**Problem requirements**
Take the lines from the head of the listing through the one bearing "1.2, 1.2, 1.7, 1.9, 2.5, 1.9, 1.7, 1.6, 1.5, 1.5]" and copy them exactly, leaving every picture out.

**Dataset extract**
'''

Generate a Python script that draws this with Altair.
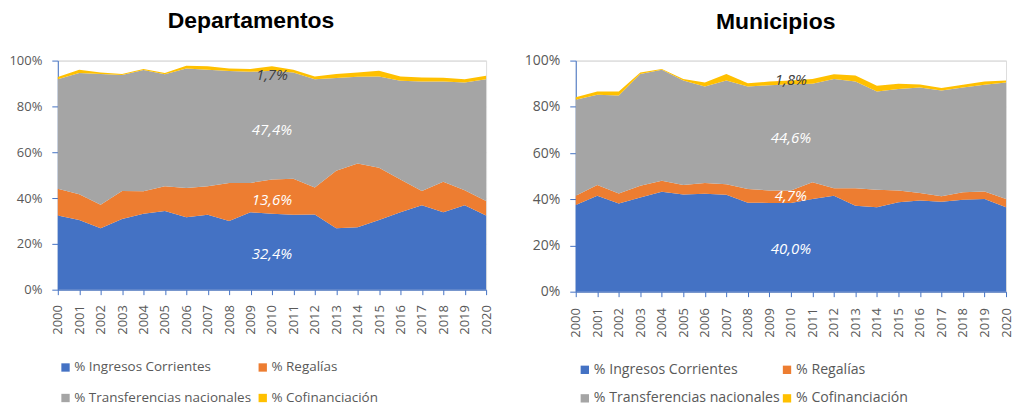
import altair as alt
import pandas as pd

years = list(range(2000, 2021))
series = ["% Ingresos Corrientes", "% Regalías", "% Transferencias nacionales", "% Cofinanciación"]
colors = ["#4472C4", "#ED7D31", "#A5A5A5", "#FFC000"]

# Departamentos (shares, %)
dep_ingresos = [32.4, 30.4, 26.8, 30.9, 33.1, 34.3, 31.6, 32.7, 30.0, 33.8, 33.1,
                32.7, 32.8, 26.8, 27.2, 30.4, 33.8, 36.8, 33.8, 36.8, 32.4]
dep_regalias = [11.7, 11.2, 10.3, 12.2, 9.9, 10.9, 12.8, 12.5, 16.6, 12.8, 15.0,
                15.7, 11.8, 25.1, 27.9, 22.8, 14.3, 6.3, 13.3, 6.6, 6.3]
dep_transfer = [47.8, 53.0, 57.0, 50.6, 52.9, 48.8, 52.2, 50.8, 48.8, 48.5, 47.5,
                46.4, 47.3, 40.5, 37.8, 39.9, 43.1, 47.8, 43.8, 47.0, 53.2]
dep_cofin = [0.9, 1.4, 0.7, 0.4, 0.4, 0.6, 1.2, 1.5, 1.2, 1.2, 1.9,
             1.2, 1.2, 1.7, 1.9, 2.5, 1.9, 1.7, 1.6, 1.5, 1.5]

# Municipios (shares, %)
mun_ingresos = [37.5, 41.5, 38.2, 40.8, 43.2, 42.1, 42.4, 41.9, 38.5, 38.4, 38.4,
                40.1, 41.5, 37.2, 36.5, 38.7, 39.4, 38.9, 39.8, 40.1, 36.5]
mun_regalias = [4.0, 4.7, 4.3, 5.0, 4.8, 4.1, 4.6, 4.6, 5.9, 5.4, 5.4,
                7.2, 3.2, 7.6, 7.6, 5.1, 3.3, 2.4, 3.2, 3.3, 3.6]
mun_transfer = [41.6, 39.0, 42.4, 48.4, 48.0, 45.2, 41.8, 44.9, 44.4, 45.5, 46.0,
                42.7, 47.3, 46.1, 42.5, 43.9, 45.7, 45.8, 45.4, 46.1, 50.4]
mun_cofin = [1.0, 1.4, 1.7, 0.6, 0.4, 0.6, 1.7, 2.8, 1.4, 1.6, 1.6,
             2.0, 2.1, 2.6, 2.5, 2.3, 1.3, 1.0, 1.1, 1.4, 0.9]

# Average-share annotations
dep_ann_text = ["1,7%", "47,4%", "13,6%", "32,4%"]
dep_ann_x = [2010, 2010, 2010, 2010]
dep_ann_y = [93.9, 69.7, 39.3, 15.7]
mun_ann_text = ["1,8%", "44,6%", "4,7%", "40,0%"]
mun_ann_x = [2010, 2010, 2010, 2010]
mun_ann_y = [91.4, 66.6, 41.3, 18.3]
ann_dark = [True, False, False, False]

FONT = "Open Sans"
AXIS_BLUE = "#4472C4"
LABEL_GRAY = "#595959"


def long_df(vals_list):
    rows = []
    for i, (name, vals) in enumerate(zip(series, vals_list)):
        for yr, v in zip(years, vals):
            rows.append({"year": yr, "serie": name, "orden": i, "valor": v})
    return pd.DataFrame(rows)


def ann_df(texts, xs, ys):
    return pd.DataFrame({"year": xs, "valor": ys, "label": texts, "dark": ann_dark})


def panel(df, adf, title, width, height, fs, lfs, legend_x, legend_y, col_pad, row_pad,
          title_offset, title_dx, xlab_pad):
    x_scale = alt.Scale(domain=[2000, 2020], nice=False, zero=False)
    x_axis = alt.Axis(values=years, format="d", labelAngle=-90, labelFontSize=13,
                      labelFont=FONT, labelColor=LABEL_GRAY, labelAlign="right",
                      labelBaseline="middle", labelPadding=xlab_pad, tickSize=5,
                      tickColor=AXIS_BLUE, domainColor=AXIS_BLUE, grid=False,
                      labelOverlap=False, labelSeparation=0)
    y_scale = alt.Scale(domain=[0, 100], nice=False)
    y_axis = alt.Axis(values=[0, 20, 40, 60, 80, 100], labelExpr="datum.value + '%'",
                      labelFontSize=fs, labelFont=FONT, labelColor=LABEL_GRAY,
                      labelPadding=10, tickSize=6, tickColor=AXIS_BLUE,
                      domainColor=AXIS_BLUE, grid=True, gridColor="#D9D9D9")
    area = alt.Chart(df).mark_area(opacity=1, interpolate="linear").encode(
        x=alt.X("year:Q", title=None, scale=x_scale, axis=x_axis),
        y=alt.Y("valor:Q", title=None, stack="zero", scale=y_scale, axis=y_axis),
        color=alt.Color("serie:N", sort=series,
                        scale=alt.Scale(domain=series, range=colors),
                        legend=alt.Legend(title=None, orient="none", legendX=legend_x,
                                          legendY=legend_y, columns=2, direction="horizontal",
                                          symbolType="square",
                                          symbolSize=70, symbolStrokeWidth=0,
                                          labelFontSize=lfs, labelFont=FONT,
                                          labelColor=LABEL_GRAY, labelOffset=2,
                                          columnPadding=col_pad, rowPadding=row_pad,
                                          labelLimit=400)),
        order=alt.Order("orden:Q"),
    )
    tx = alt.X("year:Q", title=None, scale=x_scale, axis=x_axis)
    ty = alt.Y("valor:Q", title=None, stack=None, scale=y_scale, axis=y_axis)
    txt_dark = alt.Chart(adf).transform_filter("datum.dark").mark_text(
        font=FONT, fontStyle="italic", fontSize=15, color="#404040").encode(
        x=tx, y=ty, text="label:N")
    txt_white = alt.Chart(adf).transform_filter("!datum.dark").mark_text(
        font=FONT, fontStyle="italic", fontSize=15, color="white").encode(
        x=tx, y=ty, text="label:N")
    return alt.layer(area, txt_dark, txt_white).properties(
        width=width, height=height,
        title=alt.TitleParams(title, font="Liberation Sans", fontSize=23, fontWeight="bold",
                              color="black", anchor="middle", frame="bounds",
                              offset=title_offset, dx=title_dx),
    )


left = panel(long_df([dep_ingresos, dep_regalias, dep_transfer, dep_cofin]),
             ann_df(dep_ann_text, dep_ann_x, dep_ann_y),
             "Departamentos", 430, 230, 13, 13.5, 1, 301, 4, 16, 22, 0, 10)
right = panel(long_df([mun_ingresos, mun_regalias, mun_transfer, mun_cofin]),
              ann_df(mun_ann_text, mun_ann_x, mun_ann_y),
              "Municipios", 432, 232, 14, 14.2, 2, 303, 0, 14, 20, 7, 11)

chart = alt.hconcat(left, right, spacing=29).resolve_scale(color="independent").resolve_legend(
    color="independent").properties(
    padding={"left": 0, "top": 0, "right": 0, "bottom": 0}
).configure_view(stroke=None).configure(background="white")

chart.save("out.html", embed_options={"renderer": "svg", "actions": False})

'''

**Written solution**
Generate a Python script that draws this with Altair.
import altair as alt
import pandas as pd

years = list(range(2000, 2021))
series = ["% Ingresos Corrientes", "% Regalías", "% Transferencias nacionales", "% Cofinanciación"]
colors = ["#4472C4", "#ED7D31", "#A5A5A5", "#FFC000"]

# Departamentos (shares, %)
dep_ingresos = [32.4, 30.4, 26.8, 30.9, 33.1, 34.3, 31.6, 32.7, 30.0, 33.8, 33.1,
                32.7, 32.8, 26.8, 27.2, 30.4, 33.8, 36.8, 33.8, 36.8, 32.4]
dep_regalias = [11.7, 11.2, 10.3, 12.2, 9.9, 10.9, 12.8, 12.5, 16.6, 12.8, 15.0,
                15.7, 11.8, 25.1, 27.9, 22.8, 14.3, 6.3, 13.3, 6.6, 6.3]
dep_transfer = [47.8, 53.0, 57.0, 50.6, 52.9, 48.8, 52.2, 50.8, 48.8, 48.5, 47.5,
                46.4, 47.3, 40.5, 37.8, 39.9, 43.1, 47.8, 43.8, 47.0, 53.2]
dep_cofin = [0.9, 1.4, 0.7, 0.4, 0.4, 0.6, 1.2, 1.5, 1.2, 1.2, 1.9,
             1.2, 1.2, 1.7, 1.9, 2.5, 1.9, 1.7, 1.6, 1.5, 1.5]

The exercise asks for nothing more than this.